Gilbert Cette : Si on prend le cas des enseignants, c’est vrai qu’il y a un manque d’attractivité. Pendant des années, les gouvernements successifs ont modéré l’évolution de la masse salariale en jouant sur les salaires et non sur les effectifs. Maintenant, on ne peut pas se contenter de dire qu’il faut augmenter le salaire des enseignants. Il faut associer cela à une réorganisation globale.

Une hausse du Smic ne risque-t-elle pas de renforcer encore l’inflation ?

Gilbert Cette : Évidemment. Si vous êtes un chef d’entreprise et que le salaire de vos employés augmente, vous allez le reporter sur vos prix. C’est justement pour cette raison qu’en 1983, la gauche avait choisi d’interdire l’indexation des salaires sur l’inflation.

Henri Sterdyniak : L’inflation actuelle n’a rien à voir avec la hausse des salaires. Les salariés subissent l’inflation, ils n’en sont pas responsables.

Cela conduit à une aggravation de la dette que nous laisserons à nos enfants.

Mais qui doit payer cette inflation ?

Gilbert Cette : Nous avons le choix entre trois acteurs. Premièrement l’État, c’est-à-dire que cela se répercuterait sur la dette, et donc sur nos enfants, ou sur les impôts alors que nous sommes déjà le pays avancé qui taxe le plus. Deuxièmement, cela peut être les entreprises avec le risque qu’elles deviennent moins dynamiques pour rebondir. La troisième option, ce sont les ménages.
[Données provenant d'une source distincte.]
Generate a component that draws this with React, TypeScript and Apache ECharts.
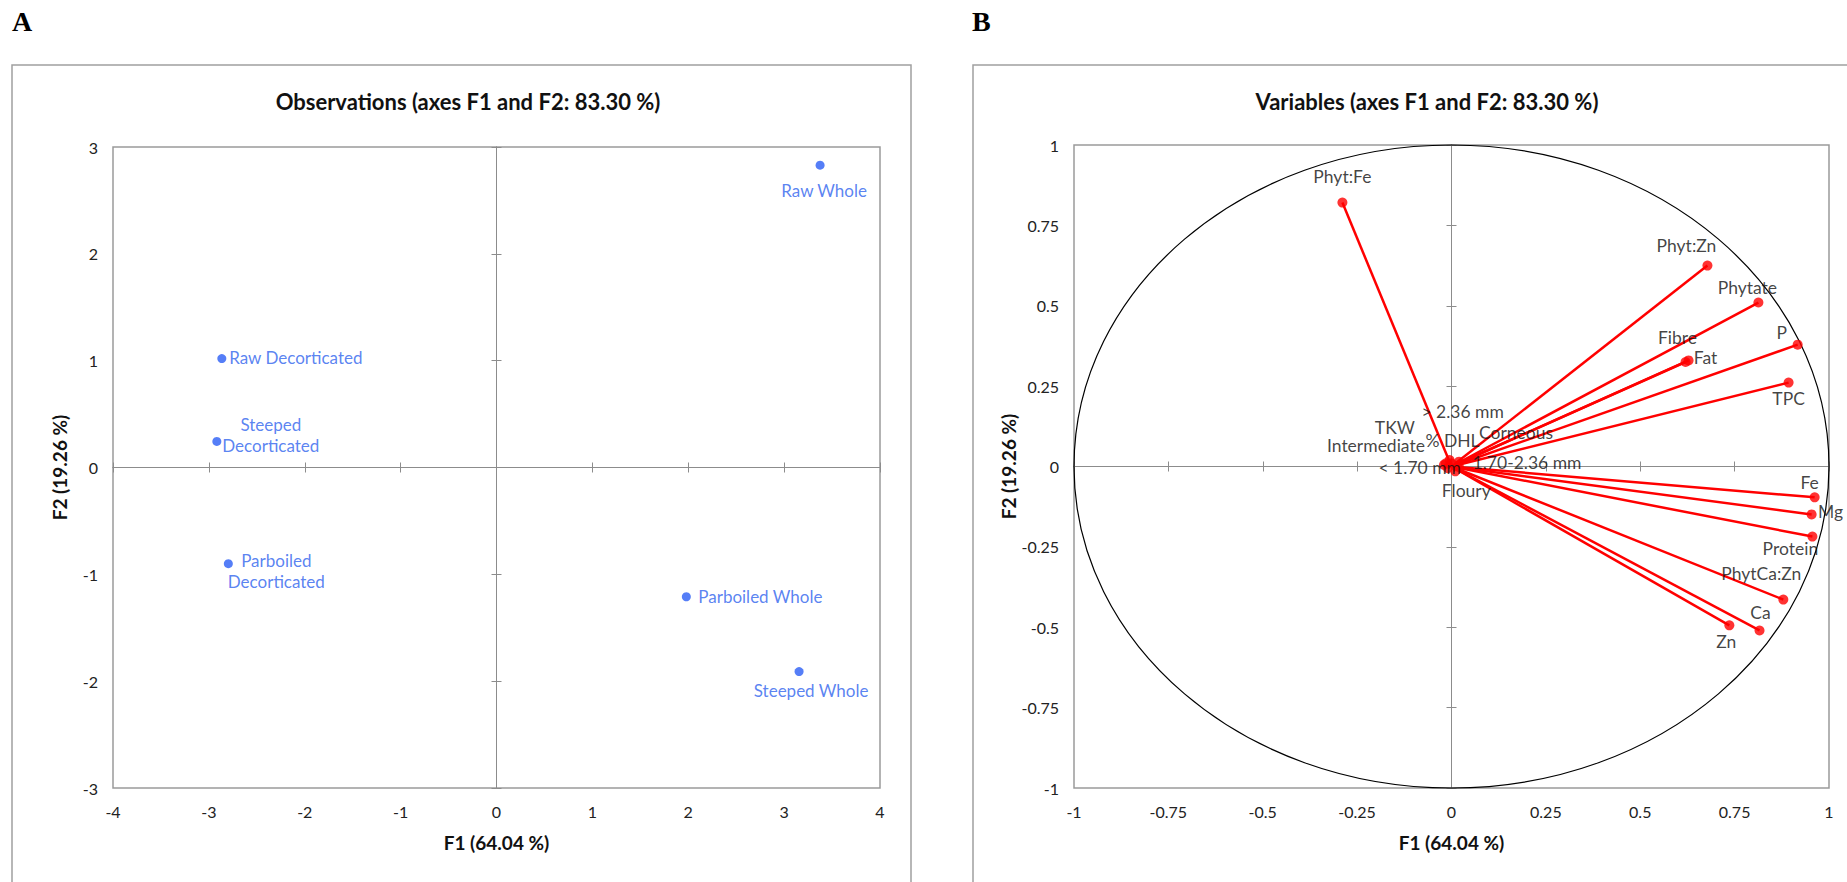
import React, { useEffect, useRef } from "react";
import * as echarts from "echarts";

// ---------- Data ----------
const obsLabels = [
  "Raw Whole",
  "Raw Decorticated",
  "Steeped\nDecorticated",
  "Parboiled\nDecorticated",
  "Parboiled Whole",
  "Steeped Whole",
];
const obsF1 = [3.375, -2.865, -2.917, -2.797, 1.98, 3.156];
const obsF2 = [2.83, 1.02, 0.244, -0.9, -1.21, -1.91];

const varNames = [
  "Phyt:Fe", "Phyt:Zn", "Phytate", "P", "Fibre", "Fat", "TPC",
  "Fe", "Mg", "Protein", "PhytCa:Zn", "Ca", "Zn",
  "TKW", "> 2.36 mm", "Corneous", "% DHL", "Intermediate",
  "< 1.70 mm", "1.70-2.36 mm", "Floury",
];
const varF1 = [
  -0.289, 0.678, 0.813, 0.917, 0.62, 0.628, 0.893,
  0.962, 0.954, 0.956, 0.879, 0.816, 0.736,
  -0.015, -0.005, 0.02, 0.0, -0.02, -0.01, 0.02, 0.01,
];
const varF2 = [
  0.821, 0.625, 0.51, 0.379, 0.325, 0.33, 0.261,
  -0.096, -0.149, -0.218, -0.414, -0.51, -0.494,
  0.01, 0.02, 0.015, 0.01, 0.005, -0.005, -0.002, -0.015,
];

const obsTicks = { min: -4, max: 4, interval: 1 };
const obsTicksY = { min: -3, max: 3, interval: 1 };
const varTicks = { min: -1, max: 1, interval: 0.25 };

const titleA = "Observations (axes F1 and F2: 83.30 %)";
const titleB = "Variables (axes F1 and F2: 83.30 %)";
const xName = "F1 (64.04 %)";
const yName = "F2 (19.26 %)";

// ---------- Label placement (styling only) ----------
const obsLabelOffset = [[4, 25], [74, -1], [54, -6], [48, 7], [74, 0], [12, 19]];
const varLabelOffset = [
  [0, -26], [-21, -20], [-11, -15], [-16, -12], [-8, -25], [17, -3], [0, 16],
  [-5, -15], [19, -3], [-22, 12], [-22, -26], [1, -18], [-3, 16],
  [-51, -36], [13, -49], [57, -29], [1, -23], [-68, -19], [-28, -1], [68, -5], [11, 19],
];

const FONT = "Lato, 'Open Sans', sans-serif";
const GRAY_BORDER = "#a0a0a0";
const GRAY_AXIS = "#8c8c8c";

function axesFor(dim: "x" | "y", gridIndex: number, t: { min: number; max: number; interval: number }) {
  const base = { type: "value", gridIndex, min: t.min, max: t.max, interval: t.interval, splitLine: { show: false } };
  const labelAxis = {
    ...base,
    position: dim === "x" ? "bottom" : "left",
    name: dim === "x" ? xName : yName,
    nameLocation: "middle",
    nameGap: dim === "x" ? 45 : 44,
    nameTextStyle: { fontFamily: FONT, fontWeight: "bold", fontSize: 19, color: "#111" },
    axisLine: { show: false, onZero: false },
    axisTick: { show: false },
    axisLabel: { fontFamily: FONT, fontSize: 16, color: "#222", margin: 15 },
  };
  const mk = (inside: boolean) => ({
    ...base,
    position: dim === "x" ? "bottom" : "left",
    axisLine: { show: true, onZero: true, lineStyle: { color: GRAY_AXIS, width: 1 } },
    axisTick: { show: true, inside, length: 5, lineStyle: { color: GRAY_AXIS, width: 1 } },
    axisLabel: { show: false },
  });
  return [labelAxis, mk(true), mk(false)];
}

export default function App() {
  const ref = useRef<HTMLDivElement>(null);
  useEffect(() => {
    if (!ref.current) return;
    const chart = echarts.init(ref.current, null, { renderer: "svg" });

    const obsData = obsF1.map((x, i) => ({
      value: [x, obsF2[i]],
      label: { formatter: obsLabels[i], offset: obsLabelOffset[i] },
    }));
    const varData = varF1.map((x, i) => ({
      value: [x, varF2[i]],
      name: varNames[i],
      label: { formatter: varNames[i], offset: varLabelOffset[i] },
    }));
    const vecData = varF1.map((x, i) => ({ coords: [[0, 0], [x, varF2[i]]] }));

    const titleStyle = { fontFamily: FONT, fontWeight: "bold", fontSize: 22, color: "#111" };
    const option: any = {
      animation: false,
      backgroundColor: "#fff",
      title: [
        { text: titleA, left: 463, top: 85, textAlign: "center", textStyle: titleStyle },
        { text: titleB, left: 1422, top: 85, textAlign: "center", textStyle: titleStyle },
      ],
      graphic: [
        { type: "rect", shape: { x: 12, y: 65, width: 899, height: 840 }, style: { fill: "none", stroke: GRAY_BORDER, lineWidth: 1.5 }, silent: true },
        { type: "rect", shape: { x: 973, y: 65, width: 900, height: 840 }, style: { fill: "none", stroke: GRAY_BORDER, lineWidth: 1.5 }, silent: true },
        { type: "text", left: 12, top: 7, style: { text: "A", font: "bold 28px 'Liberation Serif', 'Times New Roman', serif", fill: "#000" } },
        { type: "text", left: 972, top: 7, style: { text: "B", font: "bold 28px 'Liberation Serif', 'Times New Roman', serif", fill: "#000" } },
      ],
      grid: [
        { left: 113, top: 147, width: 767, height: 641, show: true, borderColor: "#9a9a9a", borderWidth: 1.5, containLabel: false },
        { left: 1074, top: 145, width: 755, height: 643, show: true, borderColor: "#9a9a9a", borderWidth: 1.5, containLabel: false },
      ],
      xAxis: [...axesFor("x", 0, obsTicks), ...axesFor("x", 1, varTicks)],
      yAxis: [...axesFor("y", 0, obsTicksY), ...axesFor("y", 1, varTicks)],
      series: [
        {
          type: "scatter",
          xAxisIndex: 0,
          yAxisIndex: 0,
          symbolSize: 9,
          itemStyle: { color: "#2a5ef5" },
          label: { show: true, position: "inside", color: "#2f63ee", fontFamily: FONT, fontSize: 17, lineHeight: 21, align: "center", verticalAlign: "middle" },
          data: obsData,
          z: 5,
        },
        {
          type: "custom",
          xAxisIndex: 3,
          yAxisIndex: 3,
          clip: false,
          silent: true,
          data: [[0, 0]],
          renderItem: (params: any, api: any) => {
            const c = api.coord([api.value(0), api.value(1)]);
            const s = api.size([1, 1]);
            return {
              type: "ellipse",
              shape: { cx: c[0], cy: c[1], rx: s[0], ry: s[1] },
              style: { fill: "none", stroke: "#000", lineWidth: 1.2 },
            };
          },
          z: 2,
        },
        {
          type: "lines",
          coordinateSystem: "cartesian2d",
          xAxisIndex: 3,
          yAxisIndex: 3,
          lineStyle: { color: "#ff0000", width: 2.5, opacity: 1 },
          data: vecData,
          z: 3,
        },
        {
          type: "scatter",
          xAxisIndex: 3,
          yAxisIndex: 3,
          symbolSize: 10,
          itemStyle: { color: "#ff0000" },
          label: { show: true, position: "inside", color: "#111", fontFamily: FONT, fontSize: 17.5, align: "center", verticalAlign: "middle" },
          data: varData,
          z: 4,
        },
      ],
    };
    chart.setOption(option);
    return () => chart.dispose();
  }, []);
  return (
    <div
      ref={ref}
      style={{ position: "fixed", left: 0, top: 0, width: 1847, height: 882, background: "#fff" }}
    />
  );
}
Henri Sterdyniak : Si on n’augmente pas les salaires, ce sont les ménages qui vont payer l’inflation. Mais on peut aussi refuser cette logique et récupérer l’argent en augmentant les impôts sur les plus riches.

À droite, plusieurs personnalités politiques proposent de baisser les cotisations sociales pour augmenter les salaires. Qu’en pensez-vous ?

Henri Sterdyniak : Toutes les mesures qui se traduisent par une baisse des cotisations sont extrêmement dangereuses parce que la contrepartie est que cela diminue les recettes de la sécurité sociale et que cela la fragilise. En ce sens, la prime Macron est un scandale puisqu’elle est défiscalisée. Cela brise notre logique selon lequel tous les salaires payent des cotisations et tous les revenus payent de l’impôt.

Gilbert Cette : Si on exonère les salaires de cotisations sociales, ça augmente les salaires nets mais ça fait moins de rentrées de contributions. Cela conduit à une aggravation de la dette que nous laisserons à nos enfants.

Comment jugez-vous la voie empruntée par Emmanuel Macron de s’appuyer sur la prime d’activité ?

Gilbert Cette : C’est ce que le groupe d’experts sur le Smic que je préside préconise depuis des années, car cela ne met pas en péril l’emploi des personnes les moins qualifiées. Pour un célibataire avec un salaire au niveau du Smic, la prime d’activité est de 240 € par mois.

Henri Sterdyniak : La prime d’activité est une béquille. Le salaire récompense le travail, c’est la reconnaissance de son utilité et un employé au Smic doit pouvoir en vivre. Les prestations sociales, elles, n’arrivent qu’en complément pour compenser des besoins supplémentaires.